The payslip shows the calculation basis for the salary you have been paid. An example of a payslip can be seen below, with explanation of what some of the fields on the payslip means. You will also find an explanation of holiday pay and tax deduction for payslips in June.
- Employee number
- Tax deduction: table or percentage
- Holiday pay which will be paid to you in June
- Number codes for wage type. Wage types instructs the payroll system how each of the lines are to be treated.

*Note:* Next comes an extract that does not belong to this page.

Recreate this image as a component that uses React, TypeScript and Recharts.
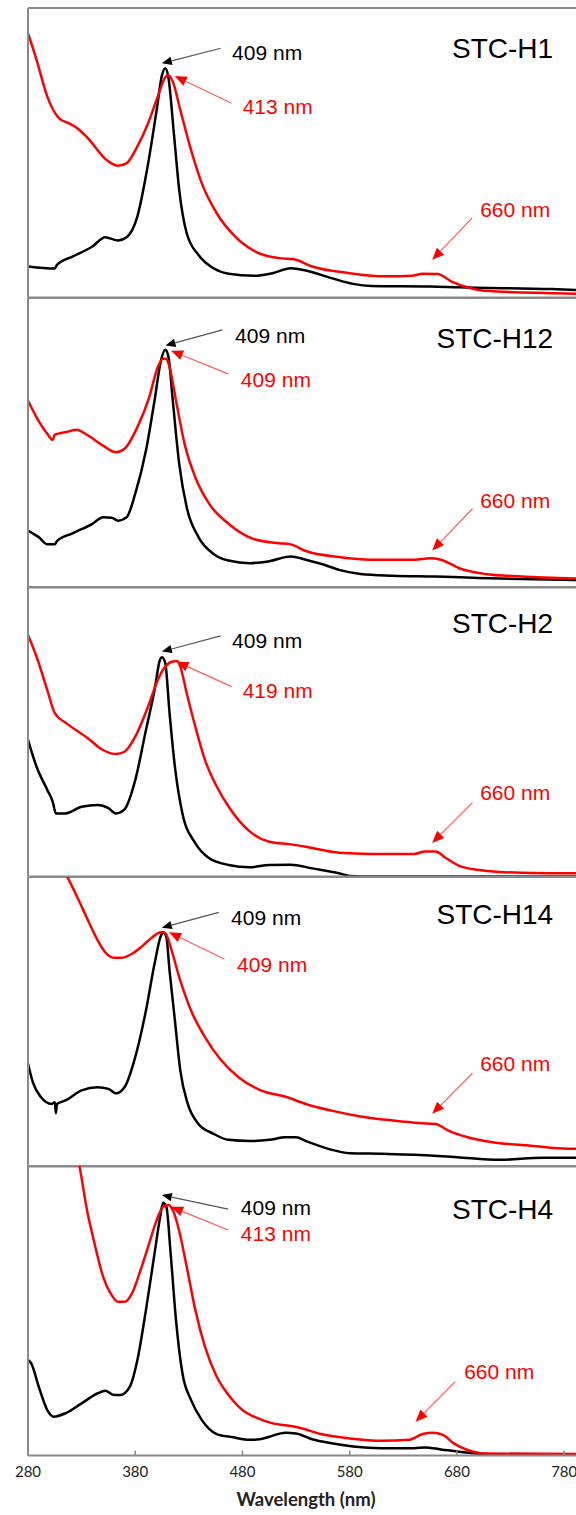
import React from 'react';
import { LineChart, Line, XAxis, YAxis, ReferenceLine, ReferenceDot } from 'recharts';

// wavelength (nm), absorbance (normalised per panel)
const p1Black = [[280, 0.107], [305, 0.1], [307, 0.113], [322, 0.142], [340, 0.176], [352, 0.208], [364, 0.197], [372, 0.208], [382, 0.28], [391, 0.441], [400, 0.648], [405, 0.769], [408, 0.792], [411, 0.758], [416, 0.568], [421, 0.372], [428, 0.222], [439, 0.147], [453, 0.101], [467, 0.082], [491, 0.075], [508, 0.084], [525, 0.101], [539, 0.093], [563, 0.067], [583, 0.047], [600, 0.04], [655, 0.038], [682, 0.035], [768, 0.029], [791, 0.026]];
const p1Red = [[280, 0.913], [288, 0.821], [298, 0.694], [309, 0.619], [318, 0.602], [326, 0.585], [336, 0.55], [353, 0.476], [364, 0.455], [372, 0.464], [382, 0.522], [392, 0.602], [401, 0.694], [408, 0.761], [411, 0.768], [415, 0.746], [422, 0.648], [432, 0.51], [442, 0.395], [456, 0.291], [473, 0.211], [494, 0.155], [514, 0.136], [528, 0.132], [545, 0.107], [580, 0.084], [614, 0.073], [638, 0.075], [648, 0.082], [662, 0.081], [675, 0.055], [693, 0.032], [706, 0.023], [768, 0.015], [791, 0.013]];

const p2Black = [[280, 0.197], [290, 0.174], [298, 0.149], [305, 0.149], [307, 0.16], [322, 0.188], [340, 0.22], [350, 0.243], [358, 0.241], [364, 0.231], [372, 0.243], [380, 0.324], [390, 0.473], [398, 0.646], [404, 0.784], [408, 0.821], [411, 0.796], [415, 0.646], [421, 0.427], [428, 0.277], [439, 0.174], [453, 0.116], [467, 0.093], [487, 0.084], [505, 0.091], [525, 0.107], [539, 0.096], [553, 0.082], [570, 0.061], [590, 0.047], [620, 0.041], [660, 0.038], [700, 0.033], [740, 0.029], [791, 0.026]];
const p2Red = [[280, 0.646], [288, 0.588], [298, 0.531], [303, 0.51], [305, 0.528], [316, 0.537], [325, 0.545], [336, 0.525], [350, 0.49], [362, 0.467], [370, 0.479], [382, 0.554], [393, 0.657], [401, 0.761], [406, 0.79], [409, 0.79], [412, 0.761], [418, 0.646], [426, 0.496], [436, 0.381], [449, 0.289], [467, 0.22], [490, 0.168], [514, 0.153], [525, 0.149], [539, 0.126], [570, 0.105], [600, 0.096], [640, 0.096], [655, 0.101], [665, 0.096], [684, 0.064], [706, 0.047], [740, 0.038], [791, 0.031]];

const p3Black = [[280, 0.472], [288, 0.379], [298, 0.299], [303, 0.259], [306, 0.218], [315, 0.218], [330, 0.241], [345, 0.247], [355, 0.236], [362, 0.218], [370, 0.232], [380, 0.333], [390, 0.506], [398, 0.644], [403, 0.748], [405, 0.757], [408, 0.737], [412, 0.564], [417, 0.379], [424, 0.218], [436, 0.115], [449, 0.063], [467, 0.04], [487, 0.032], [505, 0.04], [525, 0.041], [545, 0.028], [570, 0.011], [580, 0.002], [600, 0], [791, 0]];
const p3Red = [[280, 0.834], [288, 0.759], [298, 0.644], [305, 0.564], [316, 0.529], [336, 0.477], [350, 0.437], [362, 0.423], [370, 0.431], [380, 0.483], [392, 0.587], [401, 0.679], [408, 0.725], [414, 0.742], [419, 0.744], [422, 0.725], [428, 0.633], [436, 0.518], [445, 0.403], [456, 0.311], [467, 0.242], [487, 0.155], [505, 0.12], [525, 0.111], [539, 0.103], [570, 0.082], [600, 0.078], [640, 0.078], [650, 0.086], [660, 0.086], [670, 0.063], [684, 0.034], [706, 0.02], [740, 0.013], [791, 0.011]];

const p4Black = [[280, 0.355], [285, 0.286], [292, 0.24], [302, 0.216], [305, 0.222], [306, 0.184], [307, 0.216], [315, 0.228], [330, 0.263], [345, 0.274], [355, 0.268], [362, 0.253], [370, 0.274], [380, 0.378], [390, 0.539], [398, 0.7], [404, 0.798], [406, 0.809], [409, 0.792], [412, 0.677], [417, 0.504], [422, 0.332], [429, 0.216], [439, 0.147], [453, 0.113], [467, 0.092], [487, 0.088], [505, 0.092], [520, 0.101], [530, 0.101], [539, 0.088], [560, 0.061], [580, 0.046], [610, 0.044], [640, 0.041], [680, 0.032], [720, 0.023], [760, 0.03], [791, 0.03]];
const p4Red = [[280, 1.3], [300, 1.1], [317, 0.998], [326, 0.93], [336, 0.85], [345, 0.781], [352, 0.74], [360, 0.721], [367, 0.721], [377, 0.735], [387, 0.763], [396, 0.792], [404, 0.809], [408, 0.806], [413, 0.758], [421, 0.654], [432, 0.539], [445, 0.447], [459, 0.372], [476, 0.309], [497, 0.263], [521, 0.24], [539, 0.216], [563, 0.193], [590, 0.173], [620, 0.159], [645, 0.15], [660, 0.147], [672, 0.124], [690, 0.101], [713, 0.084], [745, 0.073], [770, 0.064], [791, 0.061]];

const p5Black = [[280, 0.33], [283, 0.318], [290, 0.238], [298, 0.157], [304, 0.134], [315, 0.146], [330, 0.18], [345, 0.215], [352, 0.224], [360, 0.209], [366, 0.209], [375, 0.238], [382, 0.33], [390, 0.503], [398, 0.698], [403, 0.819], [406, 0.873], [409, 0.86], [413, 0.698], [418, 0.468], [424, 0.284], [432, 0.192], [442, 0.123], [456, 0.074], [471, 0.063], [487, 0.054], [496, 0.056], [505, 0.065], [520, 0.079], [530, 0.076], [545, 0.056], [563, 0.042], [583, 0.031], [610, 0.025], [640, 0.025], [650, 0.028], [665, 0.021], [684, 0.012], [706, 0.005], [720, 0.003], [791, 0.003]];
const p5Red = [[280, 1.6], [300, 1.3], [315, 1.12], [328, 0.998], [335, 0.848], [342, 0.733], [350, 0.618], [357, 0.56], [364, 0.531], [370, 0.531], [377, 0.56], [385, 0.641], [393, 0.733], [400, 0.813], [406, 0.859], [411, 0.865], [415, 0.848], [420, 0.79], [428, 0.652], [436, 0.503], [445, 0.376], [456, 0.272], [467, 0.209], [480, 0.157], [494, 0.129], [508, 0.111], [525, 0.102], [535, 0.094], [553, 0.074], [580, 0.059], [610, 0.051], [635, 0.054], [648, 0.074], [657, 0.079], [667, 0.071], [677, 0.042], [690, 0.019], [706, 0.007], [791, 0.005]];

const titles = ['STC-H1', 'STC-H12', 'STC-H2', 'STC-H14', 'STC-H4'];
const blackPeaks = ['409 nm', '409 nm', '409 nm', '409 nm', '409 nm'];
const redPeaks = ['413 nm', '409 nm', '419 nm', '409 nm', '413 nm'];
const qBand = '660 nm';
const xTicks = [280, 380, 480, 580, 680, 780];

// annotation placement in data coordinates: [tail, tip] for arrows, [nm, y] for labels
const notes = [
  { bA: [[459.7, 0.861], [404.8, 0.809]], bL: [470.3, 0.845], rA: [[469.9, 0.671], [416.8, 0.765]], rL: [480.2, 0.658], qA: [[694.2, 0.275], [656.9, 0.13]], qL: [701.6, 0.302], tY: 0.862 },
  { bA: [[461.3, 0.89], [408.2, 0.836]], bL: [473.1, 0.87], rA: [[466.6, 0.738], [413.4, 0.818]], rL: [478.5, 0.717], qA: [[694.5, 0.272], [656.9, 0.128]], qL: [701.6, 0.301], tY: 0.862 },
  { bA: [[459.7, 0.831], [404.8, 0.777]], bL: [470.3, 0.815], rA: [[469.9, 0.656], [418.5, 0.742]], rL: [480.2, 0.642], qA: [[694.5, 0.255], [656.9, 0.116]], qL: [701.6, 0.29], tY: 0.875 },
  { bA: [[458, 0.878], [404.8, 0.825]], bL: [469.4, 0.86], rA: [[463.1, 0.717], [411.5, 0.809]], rL: [475, 0.698], qA: [[694.5, 0.322], [656.9, 0.182]], qL: [701.6, 0.356], tY: 0.87 },
  { bA: [[466.6, 0.851], [404.8, 0.9]], bL: [478.5, 0.857], rA: [[466.6, 0.779], [413.4, 0.859]], rL: [478.5, 0.765], qA: [[678.3, 0.255], [641.4, 0.117]], qL: [686.7, 0.289], tY: 0.85 },
];

const series = [
  [p1Black, p1Red],
  [p2Black, p2Red],
  [p3Black, p3Red],
  [p4Black, p4Red],
  [p5Black, p5Red],
];

const toRows = (pts: number[][]) => pts.map(([nm, a]) => ({ nm, a }));

const AXIS = '#8a8a8a';
const RED = '#ff0000';
const PANEL_H = 289.5;
const TOP = 8;
const PAD = 10;

const arrow = (color: string, lineColor: string, head: number) => (p: any) => {
  const { x1, y1, x2, y2 } = p;
  const ang = Math.atan2(y2 - y1, x2 - x1);
  const c = Math.cos(ang);
  const s = Math.sin(ang);
  const bx = x2 - head * c;
  const by = y2 - head * s;
  const w = head * 0.42;
  const pts = `${x2},${y2} ${bx + w * s},${by - w * c} ${bx - w * s},${by + w * c}`;
  return (
    <g>
      <line x1={x1} y1={y1} x2={bx} y2={by} stroke={lineColor} strokeWidth={1.2} />
      <polygon points={pts} fill={color} />
    </g>
  );
};

const label = (text: string, color: string, size: number, anchor: 'start' | 'end') => (p: any) => (
  <text x={p.cx} y={p.cy} dy="0.35em" fill={color} fontSize={size} textAnchor={anchor} fontFamily="'Liberation Sans', Arial, sans-serif">
    {text}
  </text>
);

const Panel = ({ i }: { i: number }) => {
  const last = i === series.length - 1;
  const axisH = last ? 59 : 2;
  const n = notes[i];
  const [black, red] = series[i];
  return (
    <div style={{ position: 'absolute', left: 0, top: TOP + PANEL_H * i - PAD }}>
      <LineChart width={576} height={PAD + PANEL_H + axisH} margin={{ top: PAD, right: 0, bottom: 0, left: 0 }}>
        <XAxis
          type="number"
          dataKey="nm"
          domain={[280, 791]}
          allowDataOverflow
          ticks={xTicks}
          interval={0}
          height={axisH}
          axisLine={{ stroke: AXIS, strokeWidth: 2 }}
          tickLine={{ stroke: AXIS, strokeWidth: 1.5 }}
          tickSize={-5}
          tickMargin={15.5}
          tick={last ? { fill: '#222', fontSize: 15, fontFamily: 'Lato, sans-serif' } : false}
        />
        <YAxis
          type="number"
          domain={[0, 1]}
          allowDataOverflow
          width={28}
          tick={false}
          tickLine={false}
          axisLine={{ stroke: AXIS, strokeWidth: 2 }}
        />
        <ReferenceLine y={1} stroke={AXIS} strokeWidth={2} />
        <Line data={toRows(black)} dataKey="a" type="monotoneX" stroke="#000" strokeWidth={2.5} dot={false} isAnimationActive={false} />
        <Line data={toRows(red)} dataKey="a" type="monotoneX" stroke={RED} strokeWidth={2.5} dot={false} isAnimationActive={false} />
        <ReferenceLine
          segment={n.bA.map(([x, y]) => ({ x, y }))}
          shape={arrow('#000', '#555', 10)}
        />
        <ReferenceLine
          segment={n.rA.map(([x, y]) => ({ x, y }))}
          shape={arrow(RED, '#ff5a5a', 12)}
        />
        <ReferenceLine
          segment={n.qA.map(([x, y]) => ({ x, y }))}
          shape={arrow(RED, '#ff5a5a', 12)}
        />
        <ReferenceDot x={n.bL[0]} y={n.bL[1]} r={0} shape={label(blackPeaks[i], '#000', 21, 'start')} />
        <ReferenceDot x={n.rL[0]} y={n.rL[1]} r={0} shape={label(redPeaks[i], RED, 21, 'start')} />
        <ReferenceDot x={n.qL[0]} y={n.qL[1]} r={0} shape={label(qBand, RED, 21, 'start')} />
        <ReferenceDot x={769.7} y={n.tY} r={0} shape={label(titles[i], '#000', 28, 'end')} />
      </LineChart>
    </div>
  );
};

export default function App() {
  return (
    <div style={{ position: 'absolute', left: 0, top: 0, width: 576, height: 1515, overflow: 'hidden', background: '#fff' }}>
      {series.map((_, i) => (
        <Panel key={i} i={i} />
      ))}
      <svg width={576} height={1515} style={{ position: 'absolute', left: 0, top: 0, pointerEvents: 'none' }}>
        <text x={306} y={1506} textAnchor="middle" fontSize={18.5} fontWeight="bold" fontFamily="Lato, sans-serif" fill="#222">
          Wavelength (nm)
        </text>
      </svg>
    </div>
  );
}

- The period the payment or deduction is for
- Deduction for occupational pension scheme
- Benefit taxation of group life insurance for state employees
- Benefit taxation of mobile/broadband paid directly by employer
- Tax deduction
- Tax base
- Tax base so far this year
- Your share of contributions to the occupational pension scheme so far this year
- Trade union fees deducted so far this year
- Holiday pay earned this year, which will be paid out next year. The holiday pay next year may be lower than this amount for those over 60 years of age, due to reduction rules in the Act relating to Holidays for the 6th holiday week.
This payslip is the one you receive all months of the year except June. See an example of payslip for June below.
Overtime on payslip
Which type of overtime paid, for example 50% overtime or 100% overtime, can be read from the name. Overtime is usually paid in arrears. You can see which period the overtime is for in the column Period. In No./basis the cumulative overtime for the period which is approved and will be paid on the payment in question will be listed. In some cases you may receice overtime payments from earlier months, for example if you have received a post for correction and must submit this again for approval. This will then be paid in arrears on a later payroll run. The number is rounded in accordance with the comments in §13 of the Collective agreements. Rounding of minutes to whole or half hours is done by increasing 30 minutes or more to the nearest whole hour separately, while 29 minutes or less are lost.
The payslip for June
- Salary for June
- Earned holiday pay from the previous year. Used to pay for vacation days. Excess amount is paid out to you. Makes up 12% of earned income. For those who are 60 years or older an additional 2,3% is calculated to pay for the 6th vacation week. These 2,3% are limited to 6G.
- Number of days deducted for holiday.
- Daily rate. Explains how much you are deducted for one vacation day. This is calculated based on gross annual salary and par-time percentage in June.
- Deduction for 5 weeks of holiday.
- Earned holiday pay for the current year. Paid out next year.
Tax deductions in June
- Holiday pay is always taxable income and is included in the basis for calculating the tax for the income year.
- The tax deduction card is adjusted so that a little more tax is deducted from the regular salary payments the rest of the year, in order for there to be no deduction of tax from holiday pay when it is paid out.
- Only if the holiday pay is paid the year after the year of accrual (and under certain conditions) is no tax to be deducted.
- If the employee has only been employed part of the previous year, the monthly salary cannot be paid without deduction of tax.
- Tax will also always have to be deducted in June the year the employee starts in the agency.
Example of partial earnings:
In this example the following is part of the deduction basis:
1001 Gross salary 18.704,20
7002 Pension deduction -374,50
OF19 Leave deduction, ord. -5179,62
8320 Parat (trade union fee deduction) -224,45
= Deduction basis 12.925,00
The deduction basis is always rounded down to the nearest whole number. The same applies to the tax deduction.